Dataset entries
============
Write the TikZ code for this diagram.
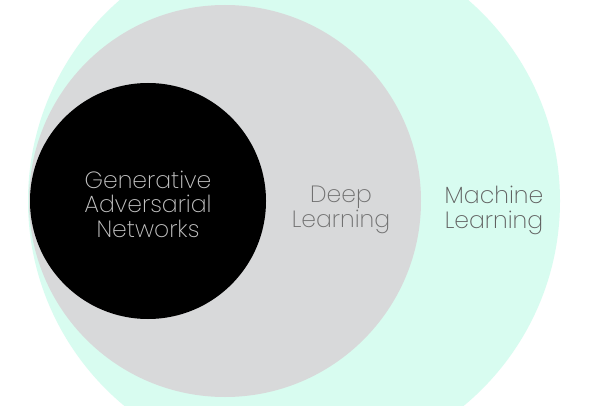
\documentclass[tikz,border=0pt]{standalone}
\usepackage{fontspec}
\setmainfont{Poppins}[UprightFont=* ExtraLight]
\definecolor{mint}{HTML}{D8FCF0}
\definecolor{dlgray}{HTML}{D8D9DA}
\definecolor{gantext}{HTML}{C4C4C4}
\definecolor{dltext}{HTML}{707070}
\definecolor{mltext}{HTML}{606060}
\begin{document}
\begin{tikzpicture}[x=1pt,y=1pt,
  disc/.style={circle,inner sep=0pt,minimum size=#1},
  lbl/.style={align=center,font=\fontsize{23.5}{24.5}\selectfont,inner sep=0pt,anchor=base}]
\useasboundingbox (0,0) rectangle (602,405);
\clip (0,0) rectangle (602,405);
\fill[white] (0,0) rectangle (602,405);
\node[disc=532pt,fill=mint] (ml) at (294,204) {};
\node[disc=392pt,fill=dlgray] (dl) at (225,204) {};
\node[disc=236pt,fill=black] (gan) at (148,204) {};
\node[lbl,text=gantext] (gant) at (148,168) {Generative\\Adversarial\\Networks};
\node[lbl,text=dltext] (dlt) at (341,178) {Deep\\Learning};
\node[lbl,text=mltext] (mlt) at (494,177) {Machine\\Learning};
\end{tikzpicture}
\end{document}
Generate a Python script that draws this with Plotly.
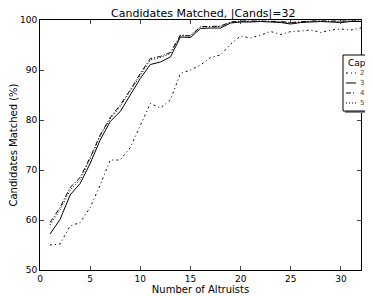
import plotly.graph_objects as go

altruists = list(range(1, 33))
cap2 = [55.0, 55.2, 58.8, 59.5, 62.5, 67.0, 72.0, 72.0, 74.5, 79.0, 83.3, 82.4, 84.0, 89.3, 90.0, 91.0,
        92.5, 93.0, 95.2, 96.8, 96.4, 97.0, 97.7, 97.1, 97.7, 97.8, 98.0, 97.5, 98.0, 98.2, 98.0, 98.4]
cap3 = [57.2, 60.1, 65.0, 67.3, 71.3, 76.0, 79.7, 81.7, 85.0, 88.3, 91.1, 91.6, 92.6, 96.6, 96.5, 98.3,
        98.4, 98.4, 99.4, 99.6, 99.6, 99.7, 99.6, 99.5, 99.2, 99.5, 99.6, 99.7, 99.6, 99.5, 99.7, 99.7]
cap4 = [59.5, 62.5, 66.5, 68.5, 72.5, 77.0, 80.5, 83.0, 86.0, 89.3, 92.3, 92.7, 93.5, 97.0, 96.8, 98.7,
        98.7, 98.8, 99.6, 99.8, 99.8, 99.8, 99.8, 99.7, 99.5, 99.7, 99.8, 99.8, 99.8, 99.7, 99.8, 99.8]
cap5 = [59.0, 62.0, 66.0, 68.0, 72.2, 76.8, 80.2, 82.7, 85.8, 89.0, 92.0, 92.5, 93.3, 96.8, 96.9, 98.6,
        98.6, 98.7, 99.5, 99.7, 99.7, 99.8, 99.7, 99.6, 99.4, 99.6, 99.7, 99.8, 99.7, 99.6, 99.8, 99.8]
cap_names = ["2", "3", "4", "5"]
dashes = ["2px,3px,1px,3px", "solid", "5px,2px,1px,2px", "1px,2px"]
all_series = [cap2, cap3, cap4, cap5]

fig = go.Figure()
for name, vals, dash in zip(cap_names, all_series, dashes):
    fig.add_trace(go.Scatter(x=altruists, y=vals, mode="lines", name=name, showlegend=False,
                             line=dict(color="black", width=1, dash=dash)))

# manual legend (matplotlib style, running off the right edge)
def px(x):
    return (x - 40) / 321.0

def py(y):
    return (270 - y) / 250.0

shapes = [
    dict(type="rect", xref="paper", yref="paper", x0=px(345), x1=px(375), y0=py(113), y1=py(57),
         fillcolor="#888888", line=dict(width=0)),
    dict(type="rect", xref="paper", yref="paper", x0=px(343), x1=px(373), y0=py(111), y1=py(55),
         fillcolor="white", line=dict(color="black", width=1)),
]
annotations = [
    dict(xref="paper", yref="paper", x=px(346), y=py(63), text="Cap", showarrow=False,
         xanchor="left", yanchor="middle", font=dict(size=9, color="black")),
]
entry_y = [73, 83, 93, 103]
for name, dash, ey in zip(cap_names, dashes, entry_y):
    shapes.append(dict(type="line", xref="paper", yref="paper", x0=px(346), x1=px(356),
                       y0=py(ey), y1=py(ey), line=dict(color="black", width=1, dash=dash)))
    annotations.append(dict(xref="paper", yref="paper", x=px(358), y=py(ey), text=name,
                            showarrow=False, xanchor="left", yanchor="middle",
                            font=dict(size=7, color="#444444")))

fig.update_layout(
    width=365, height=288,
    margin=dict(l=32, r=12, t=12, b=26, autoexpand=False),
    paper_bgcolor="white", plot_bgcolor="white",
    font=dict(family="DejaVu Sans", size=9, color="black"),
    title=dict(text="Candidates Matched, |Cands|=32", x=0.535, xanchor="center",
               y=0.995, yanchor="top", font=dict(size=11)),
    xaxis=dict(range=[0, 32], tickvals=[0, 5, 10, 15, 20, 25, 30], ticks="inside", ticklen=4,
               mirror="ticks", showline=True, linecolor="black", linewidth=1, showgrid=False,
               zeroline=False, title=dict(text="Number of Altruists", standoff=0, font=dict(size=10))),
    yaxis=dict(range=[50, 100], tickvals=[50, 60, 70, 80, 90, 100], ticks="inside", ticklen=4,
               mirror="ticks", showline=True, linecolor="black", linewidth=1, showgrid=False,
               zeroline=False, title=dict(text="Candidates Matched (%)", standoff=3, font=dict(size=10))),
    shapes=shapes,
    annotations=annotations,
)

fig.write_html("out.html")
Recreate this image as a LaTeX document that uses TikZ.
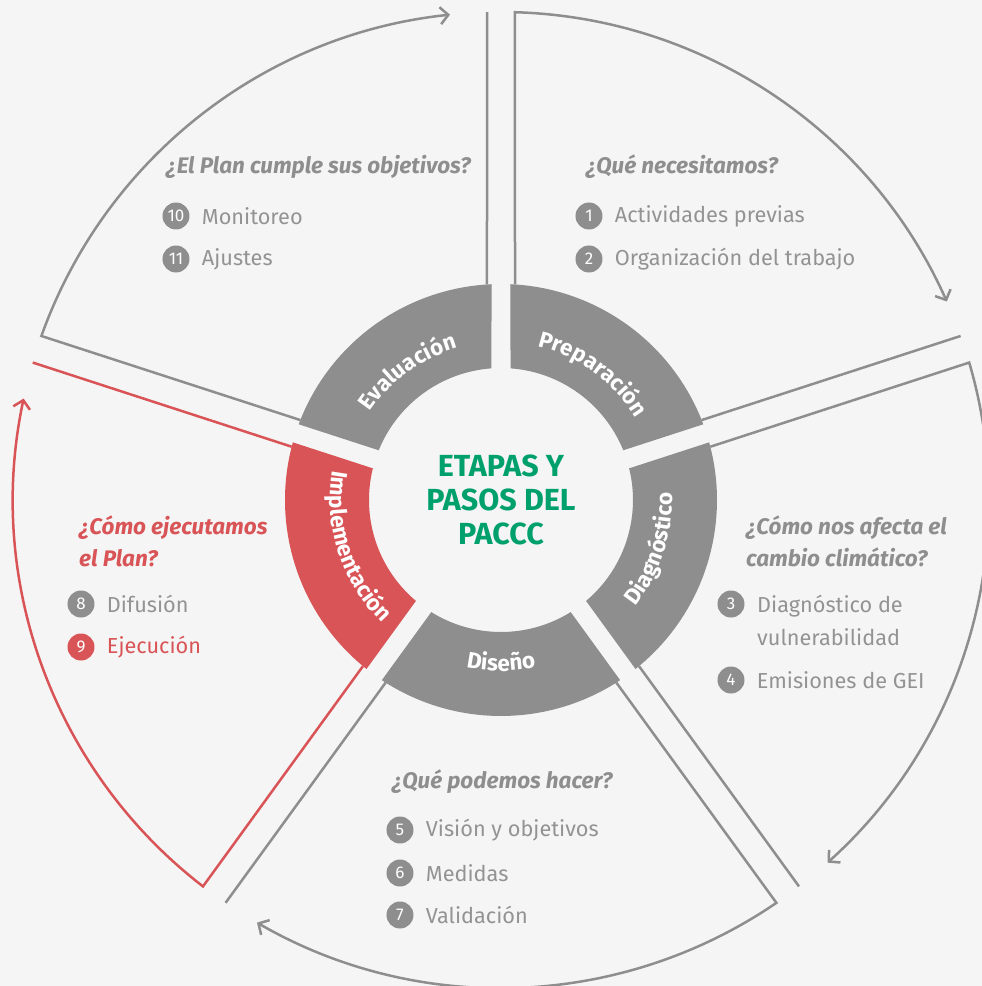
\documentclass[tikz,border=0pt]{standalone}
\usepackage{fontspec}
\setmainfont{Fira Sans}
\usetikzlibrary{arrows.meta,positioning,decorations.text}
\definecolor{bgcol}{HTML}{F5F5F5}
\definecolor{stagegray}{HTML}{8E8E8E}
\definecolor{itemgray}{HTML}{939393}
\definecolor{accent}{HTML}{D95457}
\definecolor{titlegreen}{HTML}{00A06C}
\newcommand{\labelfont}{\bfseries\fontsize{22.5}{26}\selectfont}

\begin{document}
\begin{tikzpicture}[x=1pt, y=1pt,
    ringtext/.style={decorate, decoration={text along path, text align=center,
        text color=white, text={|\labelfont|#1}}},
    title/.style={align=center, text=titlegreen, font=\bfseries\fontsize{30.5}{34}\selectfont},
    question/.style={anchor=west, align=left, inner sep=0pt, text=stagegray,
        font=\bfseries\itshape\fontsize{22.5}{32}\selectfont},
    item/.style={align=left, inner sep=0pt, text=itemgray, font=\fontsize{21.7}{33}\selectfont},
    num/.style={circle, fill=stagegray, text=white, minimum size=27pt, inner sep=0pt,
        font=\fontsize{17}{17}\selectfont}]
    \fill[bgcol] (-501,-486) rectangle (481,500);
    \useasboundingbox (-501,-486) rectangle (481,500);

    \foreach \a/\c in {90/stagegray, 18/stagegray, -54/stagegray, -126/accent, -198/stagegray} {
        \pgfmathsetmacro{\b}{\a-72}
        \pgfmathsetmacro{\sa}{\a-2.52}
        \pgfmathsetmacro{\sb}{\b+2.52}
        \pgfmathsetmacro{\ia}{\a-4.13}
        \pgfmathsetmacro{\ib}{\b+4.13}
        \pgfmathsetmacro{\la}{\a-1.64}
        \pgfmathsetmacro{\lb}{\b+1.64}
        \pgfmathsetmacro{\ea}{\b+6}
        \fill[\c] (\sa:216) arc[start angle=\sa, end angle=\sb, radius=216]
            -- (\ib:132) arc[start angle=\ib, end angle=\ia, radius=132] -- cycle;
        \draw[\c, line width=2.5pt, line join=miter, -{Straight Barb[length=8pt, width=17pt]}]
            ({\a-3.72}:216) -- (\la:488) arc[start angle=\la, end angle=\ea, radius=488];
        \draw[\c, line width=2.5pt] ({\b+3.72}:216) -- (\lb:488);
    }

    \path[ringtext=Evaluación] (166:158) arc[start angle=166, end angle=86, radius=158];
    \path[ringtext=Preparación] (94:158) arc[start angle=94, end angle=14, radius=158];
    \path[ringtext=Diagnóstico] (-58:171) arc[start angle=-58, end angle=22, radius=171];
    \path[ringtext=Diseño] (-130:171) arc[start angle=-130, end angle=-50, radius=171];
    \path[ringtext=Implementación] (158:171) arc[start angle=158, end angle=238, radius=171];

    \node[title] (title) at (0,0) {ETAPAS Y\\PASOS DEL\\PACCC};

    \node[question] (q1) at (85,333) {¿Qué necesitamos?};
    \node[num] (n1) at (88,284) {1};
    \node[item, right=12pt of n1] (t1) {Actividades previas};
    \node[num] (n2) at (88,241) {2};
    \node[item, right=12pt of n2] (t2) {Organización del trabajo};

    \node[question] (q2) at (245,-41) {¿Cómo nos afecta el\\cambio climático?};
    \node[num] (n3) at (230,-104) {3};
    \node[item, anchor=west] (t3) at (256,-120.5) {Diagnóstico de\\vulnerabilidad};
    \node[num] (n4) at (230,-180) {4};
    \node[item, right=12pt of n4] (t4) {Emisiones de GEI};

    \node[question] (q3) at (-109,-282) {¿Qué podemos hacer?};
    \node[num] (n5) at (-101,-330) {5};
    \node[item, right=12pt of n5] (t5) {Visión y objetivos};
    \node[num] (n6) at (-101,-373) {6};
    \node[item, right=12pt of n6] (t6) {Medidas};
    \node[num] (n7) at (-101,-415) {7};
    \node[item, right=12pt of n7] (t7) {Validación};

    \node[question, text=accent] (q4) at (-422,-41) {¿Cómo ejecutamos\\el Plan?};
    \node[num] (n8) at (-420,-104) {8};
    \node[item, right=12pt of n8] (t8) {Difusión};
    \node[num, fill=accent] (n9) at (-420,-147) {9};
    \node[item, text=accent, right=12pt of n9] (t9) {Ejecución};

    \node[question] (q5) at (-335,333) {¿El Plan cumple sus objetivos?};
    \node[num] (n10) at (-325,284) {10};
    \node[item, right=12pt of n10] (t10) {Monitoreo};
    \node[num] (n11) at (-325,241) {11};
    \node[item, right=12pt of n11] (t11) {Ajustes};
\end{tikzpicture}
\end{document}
============
**What is needed:** Retype the records above word for word, from their first line through the line containing "import plotly.graph_objects as go", and leave out every picture.

**Exercise result:**
Write the TikZ code for this diagram.
\documentclass[tikz,border=0pt]{standalone}
\usepackage{fontspec}
\setmainfont{Poppins}[UprightFont=* ExtraLight]
\definecolor{mint}{HTML}{D8FCF0}
\definecolor{dlgray}{HTML}{D8D9DA}
\definecolor{gantext}{HTML}{C4C4C4}
\definecolor{dltext}{HTML}{707070}
\definecolor{mltext}{HTML}{606060}
\begin{document}
\begin{tikzpicture}[x=1pt,y=1pt,
  disc/.style={circle,inner sep=0pt,minimum size=#1},
  lbl/.style={align=center,font=\fontsize{23.5}{24.5}\selectfont,inner sep=0pt,anchor=base}]
\useasboundingbox (0,0) rectangle (602,405);
\clip (0,0) rectangle (602,405);
\fill[white] (0,0) rectangle (602,405);
\node[disc=532pt,fill=mint] (ml) at (294,204) {};
\node[disc=392pt,fill=dlgray] (dl) at (225,204) {};
\node[disc=236pt,fill=black] (gan) at (148,204) {};
\node[lbl,text=gantext] (gant) at (148,168) {Generative\\Adversarial\\Networks};
\node[lbl,text=dltext] (dlt) at (341,178) {Deep\\Learning};
\node[lbl,text=mltext] (mlt) at (494,177) {Machine\\Learning};
\end{tikzpicture}
\end{document}
Generate a Python script that draws this with Plotly.
import plotly.graph_objects as go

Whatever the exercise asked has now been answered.